El fuego de la chimenea reverbera en la lana del abrigo y en esa conjunción de luz y calor, la hija reconoce el nombre del padre, su herencia. ¿Es gris el abrigo? Podría ser. Gris, como un pez, como el lenguado al que el poeta peruano José Watanabe (1945 – 2007) le da voz en un poema que comienza así:
Soy
lo gris contra lo gris. Mi vida
depende de copiar incansablemente
el color de la arena
Y termina de esta manera:
A veces sueño que me expando
y ondulo como una llanura, sereno y sin miedo, y más grande
que los más grandes. Yo soy entonces
toda la arena, todo el vasto fondo marino.

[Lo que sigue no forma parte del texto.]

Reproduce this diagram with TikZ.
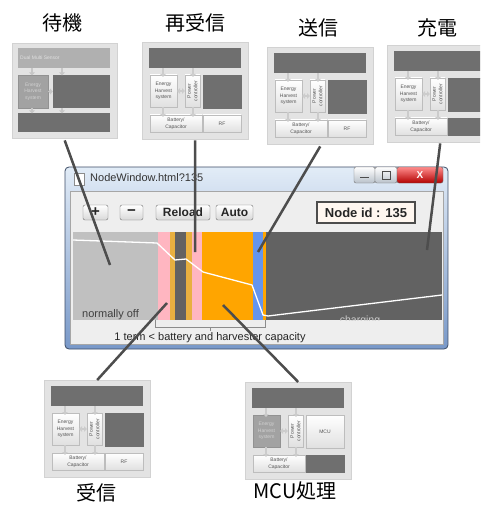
\documentclass[tikz,border=0pt]{standalone}
\usepackage{fontspec}
\setmainfont{Liberation Sans}
\newfontfamily\cjkfont{Noto Sans CJK JP}
\usetikzlibrary{arrows.meta}
\definecolor{thbg}{HTML}{E3E3E3}
\definecolor{thborder}{HTML}{D2D2D2}
\definecolor{thdarkc}{HTML}{6F6F6F}
\definecolor{thgrayc}{HTML}{A2A2A2}
\definecolor{thlightb}{HTML}{BDBDBD}
\definecolor{tharrowc}{HTML}{CCCCCC}
\definecolor{thtextc}{HTML}{555555}
\definecolor{conncol}{HTML}{4D4D4D}
\definecolor{cgray}{HTML}{C0C0C0}
\definecolor{cpink}{HTML}{FFB6C1}
\definecolor{corange}{HTML}{FFA500}
\definecolor{cgold}{HTML}{E8B040}
\definecolor{cdark}{HTML}{626262}
\definecolor{cblue}{HTML}{6495ED}
\definecolor{clientbg}{HTML}{EEEEEE}
\definecolor{frametop}{HTML}{E2ECF7}
\definecolor{framebot}{HTML}{7898C8}
\definecolor{frameedge}{HTML}{3C4C66}
\tikzset{
  thumbouter/.style={draw=thborder, fill=thbg, minimum width=106pt, minimum height=97pt, inner sep=0pt, anchor=north west},
  thl/.style={draw=thlightb, top color=white, bottom color=black!12},
  thd/.style={fill=thdarkc, draw=thdarkc},
  thg/.style={fill=thgrayc, draw=thgrayc!90!black},
  thltext/.style={font=\fontsize{5}{6.5}\selectfont, align=center, text=thtextc, inner sep=0pt},
  thgtext/.style={font=\fontsize{5}{6.5}\selectfont, align=center, text=black!18, inner sep=0pt},
  thdtext/.style={font=\fontsize{5}{6.5}\selectfont, align=center, text=black!18, inner sep=0pt},
  blockarr/.style={line width=2.6pt, draw=tharrowc, -{Triangle[width=5.5pt,length=3pt]}},
  blockdbl/.style={line width=2.6pt, draw=tharrowc, {Triangle[width=5.5pt,length=3pt]}-{Triangle[width=5.5pt,length=3pt]}},
  conn/.style={draw=conncol, line width=2.5pt},
  titletext/.style={font=\cjkfont\fontsize{20}{22}\selectfont, text=black, inner sep=0pt},
  tbtn/.style={draw=black!55, rounded corners=2pt, top color=white, bottom color=black!15, font=\bfseries\fontsize{12}{14}\selectfont, text=black!85, inner sep=0pt, minimum height=15pt},
}
% #1 name, #2 x, #3 y, #4 EH style, #5 right style, #6 right label, #7 RF style, #8 RF label
\newcommand\thumbbox[8]{%
\begin{scope}[shift={(#2,#3)}]
  \node[thumbouter] (#1) at (0,0) {};
  \fill[thdarkc] (7,6) rectangle (99,26);
  \path[#4] (8,33) rectangle (35,65);
  \node[#4text] (#1-eh) at (21.5,49) {Energy\\Harvest\\system};
  \path[thl] (43,33) rectangle (58,65);
  \node[thltext, rotate=90] (#1-pc) at (50.5,49) {Power\\controller};
  \path[#5] (61,33) rectangle (99,66);
  \node[thltext] (#1-r) at (80,49.5) {#6};
  \path[thl] (8,73) rectangle (60,90);
  \node[thltext] (#1-bat) at (34,81.5) {Battery/\\Capacitor};
  \path[#7] (61,73) rectangle (99,90);
  \node[thltext] (#1-rf) at (80,81.5) {#8};
  \draw[blockarr] (21,26) -- (21,35);
  \draw[blockarr] (51,26) -- (51,35);
  \draw[blockdbl] (35,49) -- (43,49);
  \draw[blockarr] (21,65) -- (21,75);
  \draw[blockarr] (51,65) -- (51,75);
\end{scope}}
\begin{document}
\begin{tikzpicture}[x=1pt,y=-1pt]
\useasboundingbox (0,0) rectangle (480,505);
\fill[white] (0,0) rectangle (480,505);
\begin{scope}
\clip (0,0) rectangle (480,505);
% titles
\node[titletext] (t-standby) at (62,23) {待機};
\node[titletext] (t-rerecv) at (195,23) {再受信};
\node[titletext] (t-send) at (318,28) {送信};
\node[titletext] (t-charge) at (437,28) {充電};
\node[titletext] (t-recv) at (96,493) {受信};
\node[titletext] (t-mcu) at (295,491) {MCU処理};
% standby thumbnail
\begin{scope}[shift={(12,43)}]
  \node[thumbouter, minimum width=105pt, minimum height=95pt] (standby) at (0,0) {};
  \fill[thgrayc!85!white] (6,5) rectangle (98,25);
  \node[thdtext, anchor=west, text=black!12] (standby-top) at (8,15) {Dual Multi Sensor};
  \path[thg] (6,32) rectangle (36,65);
  \node[thgtext] (standby-eh) at (21,48.5) {Energy\\Harvest\\system};
  \fill[thdarkc] (41,32) rectangle (98,65);
  \fill[thdarkc] (6,70) rectangle (98,89);
  \draw[blockarr, draw=black!22] (20,25) -- (20,32.5);
  \draw[blockarr, draw=black!22] (50,25) -- (50,32.5);
  \draw[blockarr, draw=black!22] (20,65) -- (20,70.5);
  \draw[blockarr, draw=black!22] (50,65) -- (50,70.5);
  \draw[blockdbl, draw=black!22] (36,48.5) -- (41,48.5);
\end{scope}
\thumbbox{rerecv}{142}{42}{thl}{thd}{}{thl}{RF}
\thumbbox{send}{267}{47}{thl}{thd}{}{thl}{RF}
\thumbbox{charge}{387}{45}{thl}{thd}{}{thd}{}
\thumbbox{recv}{44}{380}{thl}{thd}{}{thl}{RF}
\thumbbox{mcu}{245}{382}{thg}{thl}{MCU}{thd}{}
% window
\path[rounded corners=4pt, top color=frametop, bottom color=framebot, draw=frameedge, line width=0.8pt] (65,167) rectangle (448,349);
\filldraw[fill=clientbg, draw=black!35] (70,191) rectangle (443,344);
\filldraw[fill=white, draw=black!45] (74,173) rectangle (84,185);
\node[anchor=west, font=\fontsize{11}{13}\selectfont, text=black!80, inner sep=0pt] (wtitle) at (90,178) {NodeWindow.html?135};
\path[rounded corners=2pt, top color=white, bottom color=black!18!frametop, draw=black!55] (354,167) rectangle (375,183);
\path[rounded corners=2pt, top color=white, bottom color=black!18!frametop, draw=black!55] (375,167) rectangle (397,183);
\path[rounded corners=2pt, top color=red!45!white, bottom color=red!70!black, draw=black!60] (397,167) rectangle (443,183);
\draw[black!70, line width=1.6pt] (360,177.5) -- (369,177.5);
\draw[black!70, line width=1pt] (382,171.5) rectangle (390,179);
\node[font=\bfseries\fontsize{10}{12}\selectfont, text=white, inner sep=0pt] (wclose) at (420,175.5) {X};
% toolbar
\node[tbtn, minimum width=25pt, font=\bfseries\fontsize{15}{15}\selectfont] (bplus) at (95.5,212.5) {+};
\node[tbtn, minimum width=23pt, font=\bfseries\fontsize{15}{15}\selectfont] (bminus) at (131.5,212.5) {−};
\node[tbtn, minimum width=54pt] (breload) at (183,212.5) {Reload};
\node[tbtn, minimum width=37pt] (bauto) at (234.5,212.5) {Auto};
\node[draw=black!70, line width=1.3pt, fill=orange!6, minimum width=98pt, minimum height=21pt, inner sep=0pt, font=\bfseries\fontsize{13}{15}\selectfont, text=black!85] (nodeid) at (366,212.5) {Node id : 135};
% chart
\fill[cgray] (73,232) rectangle (158,320);
\fill[cpink] (158,232) rectangle (170,320);
\fill[cgold] (170,232) rectangle (175,320);
\fill[cdark] (175,232) rectangle (186,320);
\fill[cgold] (186,232) rectangle (192,320);
\fill[cpink] (192,232) rectangle (202,320);
\fill[corange] (202,232) rectangle (253,320);
\fill[cblue] (253,232) rectangle (263,320);
\fill[corange] (263,232) rectangle (266,320);
\fill[cdark] (266,232) rectangle (442,320);
\node[font=\fontsize{11}{13}\selectfont, text=black!75, anchor=west, inner sep=0pt] (noff) at (82,314.5) {normally off};
\node[font=\fontsize{10.5}{12}\selectfont, text=black!20, inner sep=0pt] (charging) at (360,321) {charging};
\fill[clientbg] (72,320.5) rectangle (442,343);
\draw[white, line width=1.3pt, line join=round] (73,240) -- (157,243) -- (175,260) -- (186,259) -- (203,272) -- (252,285) -- (263,315) -- (268,316) -- (442,295);
\draw[black!45, line width=0.8pt] (155,320) -- (155,327) -- (265,327) -- (265,320);
\draw[black!45, line width=0.8pt] (210,327) -- (210,331);
\node[font=\fontsize{11}{13}\selectfont, text=black!85, inner sep=0pt] (caption) at (210,337.5) {1 term < battery and harvester capacity};
% connectors
\coordinate (p-standby) at (110,265);
\coordinate (p-rerecv) at (195,252);
\coordinate (p-send) at (258,252);
\coordinate (p-charge) at (427,250);
\coordinate (p-recv) at (167,303);
\coordinate (p-mcu) at (223,305);
\draw[conn] ([yshift=-2pt]standby.south) -- (p-standby);
\draw[conn] ([yshift=-1pt]rerecv.south) -- (p-rerecv);
\draw[conn] ([yshift=-2pt]send.south) -- (p-send);
\draw[conn] ([yshift=-1pt]charge.south) -- (p-charge);
\draw[conn] (recv.north) -- (p-recv);
\draw[conn] (mcu.north) -- (p-mcu);
\end{scope}
\end{tikzpicture}
\end{document}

Sí, el abrigo podría ser gris. O del color de la arena o de un durazno al mediodía. Poco importa. Frente a la chimenea y al hombre viejo -un hombre que se equivocó y a la vez defendió sus ideas con el cuerpo, un hombre que de a ratos lee, de a ratos descansa-, la hija recuerda que fue su madre, muerta hace años, quien tejió el abrigo que ahora lleva puesto el padre.
De ese color que no logra distinguir con claridad, está hecha la genealogía de sus lealtades. Ahí, en ese color sin nombre, se tejen la ternura y la osadía de vivir.
Poesía
Y entonces, aparece. La escena, el poema, la evidencia de la imaginación que enmienda la memoria. En “Poema tardío a mi padre” Sharon Olds (Estados Unidos, 1942) evoca a su padre de esta manera:
De pronto pensé en ti
de chico en esa casa, los cuartos sin luz
y la chimenea caliente con el hombre frente a ella,
silencioso.
Y sigue:
…recordé a aquel
niño formándose delante del fuego, los
pequeños huesos dentro de su alma
retorcidos y rotos desde el tallo, los pequeños
tendones que sujetaban el corazón en su lugar
se quebraron. Y lo que te hicieron
tú no me lo hiciste. Cuando te amo ahora,
me gusta pensar que le estoy dando mi amor
directamente a ese niño en el cuarto del fuego,
como si pudiera llegarle a tiempo.
O tal vez no. Tal vez no sea ésta la escena que me ronda. Tal vez esté en otro cuento, otro poema, y tenga que seguir buscando.